American screenwriter and television producer (1923–1998)

Arthur William Rowe (September 26, 1923 – August 8, 1998) was an American screenwriter and television producer.

==Early life==
Arthur Rowe was born and raised in Los Angeles, California. Rowe served in the South Pacific during World War II with the U.S. Marine Corps. Following his discharge, he began his writing career by penning comedy bits for the network radio shows of Eddie Cantor and Jack Benny.

==Career==
Rowe spent most of his career in the entertainment industry writing for several television series including The Bionic Woman, The Six Million Dollar Man and Gunsmoke. He also penned three screenplays; Zeppelin (1971), The Magnificent Seven Ride! (1972) and Land of the Minotaur (1976). He served as producer of the iconic TV series Fantasy Island, having produced 137 episodes and writing 13 of them.

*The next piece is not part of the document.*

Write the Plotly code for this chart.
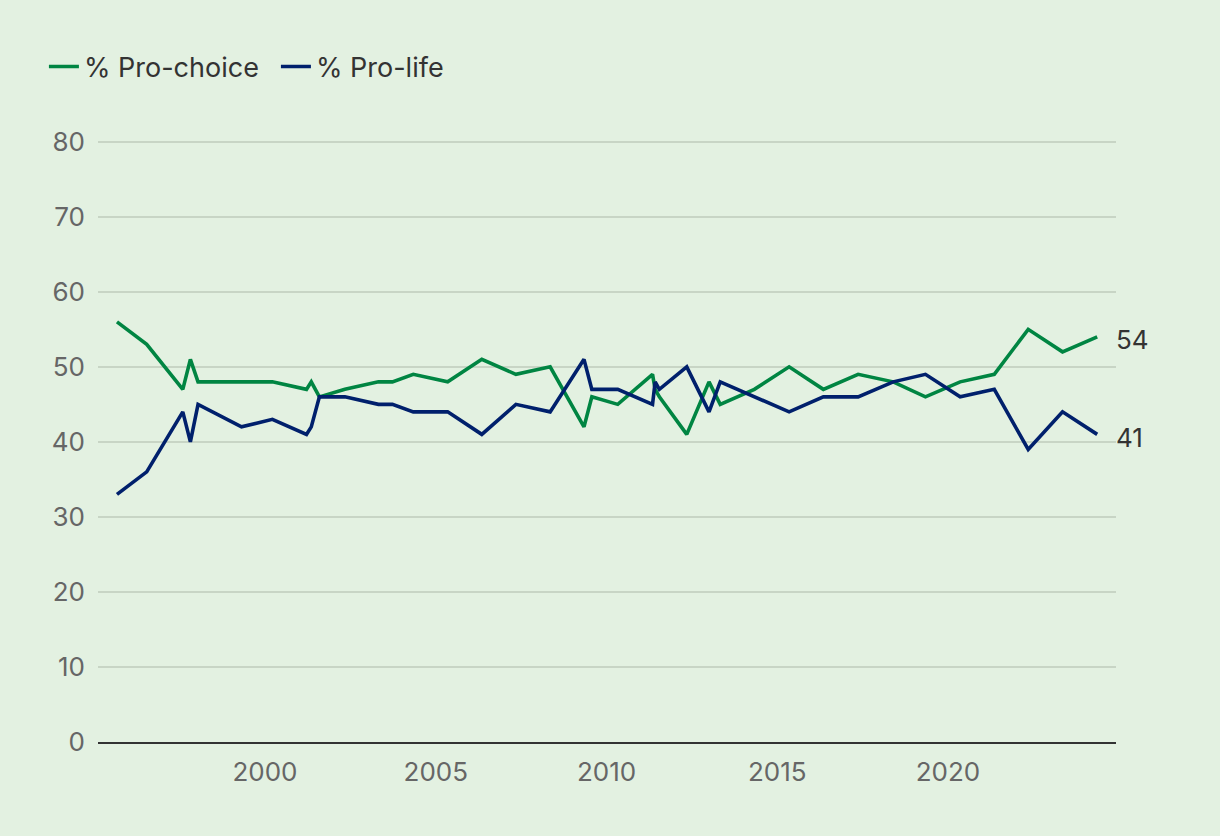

Rowe also wrote teleplays for The Big Valley (ABC, 1965–69), Kolchak: The Night Stalker (ABC, 1974–75) and Switch (CBS, 1975–78).

==Death==
Following a lengthy illness, Rowe died in his home in Beverly Hills on August 8, 1998, at the age of 74. His wife of 42 years, Gloria, passed in March of the same year. He was survived by his daughter, Laure, and his son, Gordon. He had four grandchildren, a sister and a brother.